The appellants, who are the parents, brothers and sisters of Doris Jackson, deceased, brought this suit to recover damages for personal injuries to deceased, in the Circuit Court of Madison County, Mississippi, against the appellees Mosby Truck Service, Inc., and Ivory Chambers, driver of the truck which collided with the automobile in which Doris Jackson was riding when she was killed.
The proof discloses that about 10:30 P. M. on November 18, 1960, Doris Jackson, the deceased, was a passenger in an automobile which was being driven north by her mother on the east paved lane of U. S. Highway 51 a short distance north of Tougaloo in Hinds County, Mississippi, when it is alleged that “suddenly and without warning”, the corporate defendant’s truck, driven by its agent and servant Ivory Chambers, struck the rear end of the car occupied by the deceased, the front end of the truck striking the rear end of the car with a tremendous blow, and knocking it off the highway and injuring the said Doris Jackson so severely that she subsequently died as a result of the said accident. The declaration then sets forth in some detail the duty of the defendants to have kept the truck under reasonable and proper control, to obey the rules of the road, to drive at a reasonable speed, and to keep a reasonable and proper lookout ahead, etc.
The proof on behalf of the appellees was to the effect that the automobile in which Doris Jackson was riding, upon leaving a nearby filling station, had suddenly, negligently, and without warning or signal turned from the east shoulder of the highway onto the paved portion thereof directly in front of the truck driven by the defendant Chambers, and that the turning of the automo*745bile from a direct course without giving a proper, and lawful signal of the driver of the car to make such a turn, was the sole proximate cause of the collision and injuries.
Ivory Chambers testified in effect, and we quote a summary of his testimony taken from the appellants’ brief, with reference to the action of the automobile in which Doris Jackson was riding, the following: “It gradually went off the road, and he' (Chambers) thought it was going to stay off, but it came back on the highway, passed the barricade and went off on the shoulder again. He testified he thought it was going to stay off but when it pulled back on ‘I didn’t have time to do anything but try to stop, and that’s all I could do, put on my brakes’.”
It seems to have been the theory of the defendant Ivory Chambers that there was a small fence that went down to the paved highway about 400 feet north of the Site Das Station at which the car in which Doris Jackson was riding had theretofore stopped, and that there were some piles of gravel on the shoulder of the highway shortly north of the little fence or barricade, and that the car in which Doris Jackson was riding had endeavored to go back on the highway by going around the end of the little fence, and then again coming back onto the paved highway to avoid the piles of gravel, which are not plainly visible from an examination of the photographs, and that the truck driven by Ivory Chambers was then so near the automobile (about 25 feet away) that it was impossible for him to stop and avoid the collision.

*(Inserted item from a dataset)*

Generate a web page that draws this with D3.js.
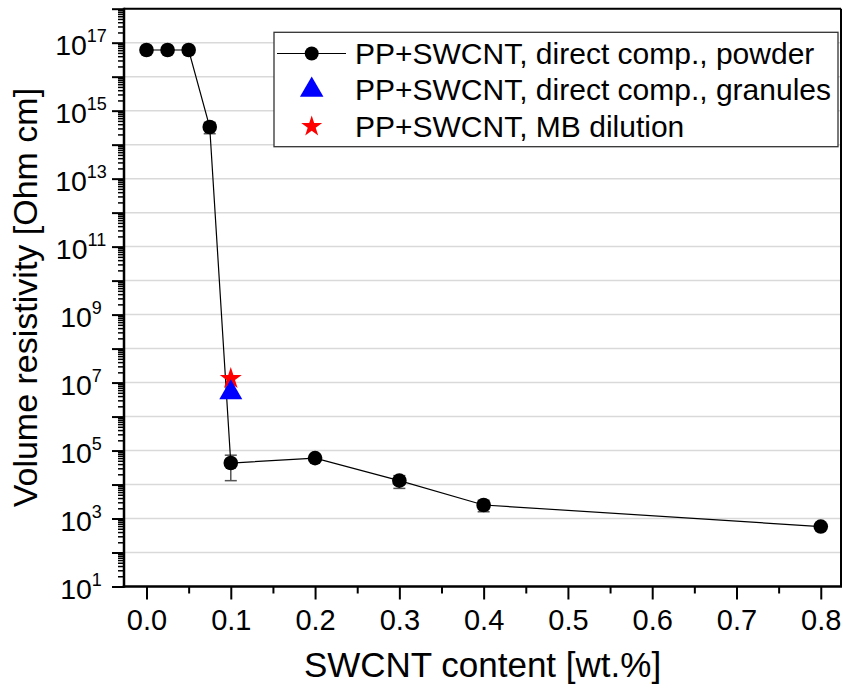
<!DOCTYPE html>
<html><head><meta charset="utf-8">
<script src="https://cdn.jsdelivr.net/npm/d3@7"></script>
<style>
body{margin:0;background:#fff;}
svg{display:block;}
text{font-family:"Liberation Sans",Arial,sans-serif;fill:#000;}
</style>
</head><body>
<svg id="c" width="843" height="691"></svg>
<script>
// ---- data ----
const powderX = [0, 0.025, 0.05, 0.075, 0.1, 0.2, 0.3, 0.4, 0.8];
const powderY = [6.1e16, 6.1e16, 6.1e16, 3.3e14, 4.3e4, 6.0e4, 1.3e4, 2.5e3, 5.8e2];
const powderErr = [0, 0, 0, 1.2e14, 3.0e4, 0, 5.3e3, 9.2e2, 0];
const granulesX = [0.1];
const granulesY = [5.1e6];
const mbX = [0.1];
const mbY = [1.3e7];
const xTicks = [0, 0.1, 0.2, 0.3, 0.4, 0.5, 0.6, 0.7, 0.8];
const xMinorTicks = [0.05, 0.15, 0.25, 0.35, 0.45, 0.55, 0.65, 0.75];
const yExponents = [1,2,3,4,5,6,7,8,9,10,11,12,13,14,15,16,17,18];
const yLabelExponents = [1,3,5,7,9,11,13,15,17];
const legendLabels = ["PP+SWCNT, direct comp., powder", "PP+SWCNT, direct comp., granules", "PP+SWCNT, MB dilution"];
const xTitle = "SWCNT content [wt.%]";
const yTitle = "Volume resistivity [Ohm cm]";

// ---- layout ----
const L = 124, R = 841, T = 8.7, B = 586.5;
const svg = d3.select("#c");
const x = d3.scaleLinear().domain([-0.0267, 0.824]).range([L, R]);
const y = d3.scaleLog().domain([10, 1e18]).range([B, T]);

// gridlines
svg.append("g").selectAll("line").data(yExponents.map(e => Math.pow(10, e))).join("line")
  .attr("x1", L).attr("x2", R).attr("y1", d => y(d)).attr("y2", d => y(d))
  .attr("stroke", "#d9d9d9").attr("stroke-width", 1.5);

// minor y ticks
const yMinor = [];
yExponents.slice(0, -1).forEach(e => { for (let m = 2; m <= 9; m++) yMinor.push(m * Math.pow(10, e)); });

const gyMinor = svg.append("g").attr("transform", `translate(${L},0)`)
  .call(d3.axisLeft(y).tickValues(yMinor).tickSize(6).tickFormat("").tickSizeOuter(0));
const gyMajor = svg.append("g").attr("transform", `translate(${L},0)`)
  .call(d3.axisLeft(y).tickValues(yExponents.map(e => Math.pow(10, e))).tickSize(12).tickFormat("").tickSizeOuter(0));
[gyMinor, gyMajor].forEach(g => { g.select(".domain").remove(); });
gyMinor.selectAll(".tick line").attr("stroke", "#000").attr("stroke-width", 1.5);
gyMajor.selectAll(".tick line").attr("stroke", "#000").attr("stroke-width", 2);

// y labels
const yl = svg.append("g").selectAll("text").data(yLabelExponents).join("text")
  .attr("x", 81).attr("y", d => y(Math.pow(10, d)) + 12)
  .attr("text-anchor", "middle").style("font-size", "28.5px");
yl.append("tspan").text("10");
yl.append("tspan").attr("dy", -13).style("font-size", "18px").text(d => d);

// x axis
const gxMinor = svg.append("g").attr("transform", `translate(0,${B})`)
  .call(d3.axisBottom(x).tickValues(xMinorTicks).tickSize(7).tickFormat("").tickSizeOuter(0));
const gxMajor = svg.append("g").attr("transform", `translate(0,${B})`)
  .call(d3.axisBottom(x).tickValues(xTicks).tickSize(13).tickFormat(d3.format(".1f")).tickSizeOuter(0));
[gxMinor, gxMajor].forEach(g => { g.select(".domain").remove(); });
gxMinor.selectAll(".tick line").attr("stroke", "#000").attr("stroke-width", 2);
gxMajor.selectAll(".tick line").attr("stroke", "#000").attr("stroke-width", 2);
gxMajor.selectAll(".tick text").attr("y", 43.5).attr("dy", 0)
  .attr("fill", "#000").style("font-size", "29px")
  .style("font-family", '"Liberation Sans",Arial,sans-serif');

// frame
svg.append("line").attr("x1", L).attr("x2", R).attr("y1", T).attr("y2", T).attr("stroke", "#000").attr("stroke-width", 2);
svg.append("line").attr("x1", R).attr("x2", R).attr("y1", T).attr("y2", B).attr("stroke", "#000").attr("stroke-width", 2);
svg.append("line").attr("x1", L).attr("x2", L).attr("y1", T - 1).attr("y2", B + 1.25).attr("stroke", "#000").attr("stroke-width", 2.5);
svg.append("line").attr("x1", L - 1.25).attr("x2", R + 1).attr("y1", B).attr("y2", B).attr("stroke", "#000").attr("stroke-width", 2.5);

// titles
svg.append("text").attr("x", (L + R) / 2).attr("y", 677).attr("text-anchor", "middle")
  .style("font-size", "35px").text(xTitle);
svg.append("text").attr("transform", `translate(37,${(T + B) / 2}) rotate(-90)`).attr("text-anchor", "middle")
  .style("font-size", "34px").text(yTitle);

// powder series
const pts = powderX.map((v, i) => ({ x: v, y: powderY[i], e: powderErr[i] }));
const eb = svg.append("g").attr("stroke", "#555").attr("stroke-width", 1.5);
pts.filter(d => d.e > 0).forEach(d => {
  const cx = x(d.x), y1 = y(d.y + d.e), y0 = y(d.y - d.e);
  eb.append("line").attr("x1", cx).attr("x2", cx).attr("y1", y1).attr("y2", y0);
  eb.append("line").attr("x1", cx - 6).attr("x2", cx + 6).attr("y1", y1).attr("y2", y1);
  eb.append("line").attr("x1", cx - 6).attr("x2", cx + 6).attr("y1", y0).attr("y2", y0);
});
svg.append("path").datum(pts)
  .attr("d", d3.line().x(d => x(d.x)).y(d => y(d.y)))
  .attr("fill", "none").attr("stroke", "#000").attr("stroke-width", 1.2);
svg.append("g").selectAll("circle").data(pts).join("circle")
  .attr("cx", d => x(d.x)).attr("cy", d => y(d.y)).attr("r", 7.3).attr("fill", "#000");

// MB star and granules triangle
svg.append("g").selectAll("path").data(mbX.map((v, i) => ({ x: v, y: mbY[i] }))).join("path")
  .attr("transform", d => `translate(${x(d.x)},${y(d.y)})`)
  .attr("d", d3.symbol(d3.symbolStar, 151)).attr("fill", "#ff0000");
svg.append("g").selectAll("path").data(granulesX.map((v, i) => ({ x: v, y: granulesY[i] }))).join("path")
  .attr("transform", d => `translate(${x(d.x)},${y(d.y)})`)
  .attr("d", d3.symbol(d3.symbolTriangle, 229)).attr("fill", "#0000ff");

// legend
const lg = svg.append("g");
lg.append("rect").attr("x", 274).attr("y", 32.3).attr("width", 564).attr("height", 114.4)
  .attr("fill", "#fff").attr("stroke", "#333").attr("stroke-width", 1.3);
const rowY = [53.5, 90, 126.5];
lg.append("line").attr("x1", 277).attr("x2", 346).attr("y1", rowY[0]).attr("y2", rowY[0]).attr("stroke", "#000").attr("stroke-width", 1.2);
lg.append("circle").attr("cx", 311.7).attr("cy", rowY[0]).attr("r", 7).attr("fill", "#000");
lg.append("path").attr("transform", `translate(311.7,${rowY[1]})`).attr("d", d3.symbol(d3.symbolTriangle, 240)).attr("fill", "#0000ff");
lg.append("path").attr("transform", `translate(311.7,${rowY[2]})`).attr("d", d3.symbol(d3.symbolStar, 137)).attr("fill", "#ff0000");
lg.selectAll("text.lt").data(legendLabels).join("text").attr("class", "lt")
  .attr("x", 355).attr("y", (d, i) => rowY[i] + 10.2).style("font-size", "30px").text(d => d);
</script>
</body></html>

In other words, the testimony as to whether the truck had time to avoid colliding with the car ahead was conflicting and presented an issue of fact for the jury.
The driver of the truck did not blow a horn to warn the automobile of his approach from the rear thereof and the jury could have believed that his failure to do so was the sole proximate cause of the collision, but the jury evidently did not so believe. Moreover, the plaintiffs did not request or obtain an instruction that it was the duty *746of the driver of the truck to have warned the plaintiffs of his approach by sounding a horn, as the law requires.
A careful reading of the record discloses that the testimony regarding the happening of the accident was in conflict and the Court here is of the opinion that an issue of fact was presented for the decision of the jury, and the Court is unable to say that the verdict was against the overwhelming weight of the testimony. The verdict and judgment in favor of the defendants must therefore be affirmed.
Affirmed.
Ethridge, Gillespie, McElroy, and Jones, JJ., concur.